**What to produce**
Restate the listing below word for word, omitting any images.

**Data extract**
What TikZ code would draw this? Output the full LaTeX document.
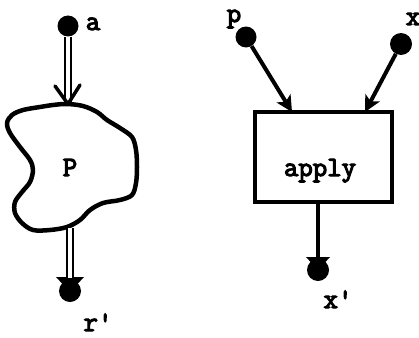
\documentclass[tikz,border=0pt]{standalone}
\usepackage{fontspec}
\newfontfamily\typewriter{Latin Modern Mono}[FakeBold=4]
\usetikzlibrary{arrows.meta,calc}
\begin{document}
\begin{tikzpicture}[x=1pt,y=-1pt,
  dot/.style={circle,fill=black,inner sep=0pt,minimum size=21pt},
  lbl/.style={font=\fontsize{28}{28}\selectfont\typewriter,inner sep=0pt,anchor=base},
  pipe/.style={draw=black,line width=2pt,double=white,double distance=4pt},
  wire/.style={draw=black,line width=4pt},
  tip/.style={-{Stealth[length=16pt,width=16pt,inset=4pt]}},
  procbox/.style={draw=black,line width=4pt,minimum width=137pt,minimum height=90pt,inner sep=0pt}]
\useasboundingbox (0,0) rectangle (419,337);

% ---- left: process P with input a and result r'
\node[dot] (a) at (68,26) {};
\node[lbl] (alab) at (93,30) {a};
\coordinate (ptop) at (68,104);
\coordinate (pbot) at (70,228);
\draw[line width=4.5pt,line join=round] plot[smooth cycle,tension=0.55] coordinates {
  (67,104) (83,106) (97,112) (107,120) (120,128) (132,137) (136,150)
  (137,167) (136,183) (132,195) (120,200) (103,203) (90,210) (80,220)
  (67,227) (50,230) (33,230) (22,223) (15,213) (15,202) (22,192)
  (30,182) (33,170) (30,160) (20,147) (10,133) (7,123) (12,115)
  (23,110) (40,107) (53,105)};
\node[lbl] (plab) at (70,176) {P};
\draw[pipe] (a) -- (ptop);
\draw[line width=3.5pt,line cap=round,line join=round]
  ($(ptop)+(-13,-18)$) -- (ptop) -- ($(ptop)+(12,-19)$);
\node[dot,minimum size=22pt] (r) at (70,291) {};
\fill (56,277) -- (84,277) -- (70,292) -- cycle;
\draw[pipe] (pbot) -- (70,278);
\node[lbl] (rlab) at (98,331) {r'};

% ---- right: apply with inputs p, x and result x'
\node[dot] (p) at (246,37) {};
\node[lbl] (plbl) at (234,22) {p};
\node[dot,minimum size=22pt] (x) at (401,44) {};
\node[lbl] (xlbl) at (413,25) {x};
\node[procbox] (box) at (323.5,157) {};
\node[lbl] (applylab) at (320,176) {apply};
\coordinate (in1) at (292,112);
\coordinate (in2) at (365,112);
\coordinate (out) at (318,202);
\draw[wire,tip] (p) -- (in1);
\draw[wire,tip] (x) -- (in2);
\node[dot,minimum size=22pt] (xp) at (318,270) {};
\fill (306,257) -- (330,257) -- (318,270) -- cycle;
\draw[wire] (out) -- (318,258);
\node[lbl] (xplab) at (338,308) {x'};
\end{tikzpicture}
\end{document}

**Expected output**
What TikZ code would draw this? Output the full LaTeX document.
\documentclass[tikz,border=0pt]{standalone}
\usepackage{fontspec}
\newfontfamily\typewriter{Latin Modern Mono}[FakeBold=4]
\usetikzlibrary{arrows.meta,calc}
\begin{document}
\begin{tikzpicture}[x=1pt,y=-1pt,
  dot/.style={circle,fill=black,inner sep=0pt,minimum size=21pt},
  lbl/.style={font=\fontsize{28}{28}\selectfont\typewriter,inner sep=0pt,anchor=base},
  pipe/.style={draw=black,line width=2pt,double=white,double distance=4pt},
  wire/.style={draw=black,line width=4pt},
  tip/.style={-{Stealth[length=16pt,width=16pt,inset=4pt]}},
  procbox/.style={draw=black,line width=4pt,minimum width=137pt,minimum height=90pt,inner sep=0pt}]
\useasboundingbox (0,0) rectangle (419,337);

% ---- left: process P with input a and result r'
\node[dot] (a) at (68,26) {};
\node[lbl] (alab) at (93,30) {a};
\coordinate (ptop) at (68,104);
\coordinate (pbot) at (70,228);
\draw[line width=4.5pt,line join=round] plot[smooth cycle,tension=0.55] coordinates {
  (67,104) (83,106) (97,112) (107,120) (120,128) (132,137) (136,150)
  (137,167) (136,183) (132,195) (120,200) (103,203) (90,210) (80,220)
  (67,227) (50,230) (33,230) (22,223) (15,213) (15,202) (22,192)
  (30,182) (33,170) (30,160) (20,147) (10,133) (7,123) (12,115)
  (23,110) (40,107) (53,105)};
\node[lbl] (plab) at (70,176) {P};
\draw[pipe] (a) -- (ptop);
\draw[line width=3.5pt,line cap=round,line join=round]
  ($(ptop)+(-13,-18)$) -- (ptop) -- ($(ptop)+(12,-19)$);
\node[dot,minimum size=22pt] (r) at (70,291) {};
\fill (56,277) -- (84,277) -- (70,292) -- cycle;
\draw[pipe] (pbot) -- (70,278);
\node[lbl] (rlab) at (98,331) {r'};

% ---- right: apply with inputs p, x and result x'
\node[dot] (p) at (246,37) {};
\node[lbl] (plbl) at (234,22) {p};
\node[dot,minimum size=22pt] (x) at (401,44) {};
\node[lbl] (xlbl) at (413,25) {x};
\node[procbox] (box) at (323.5,157) {};
\node[lbl] (applylab) at (320,176) {apply};
\coordinate (in1) at (292,112);
\coordinate (in2) at (365,112);
\coordinate (out) at (318,202);
\draw[wire,tip] (p) -- (in1);
\draw[wire,tip] (x) -- (in2);
\node[dot,minimum size=22pt] (xp) at (318,270) {};
\fill (306,257) -- (330,257) -- (318,270) -- cycle;
\draw[wire] (out) -- (318,258);
\node[lbl] (xplab) at (338,308) {x'};
\end{tikzpicture}
\end{document}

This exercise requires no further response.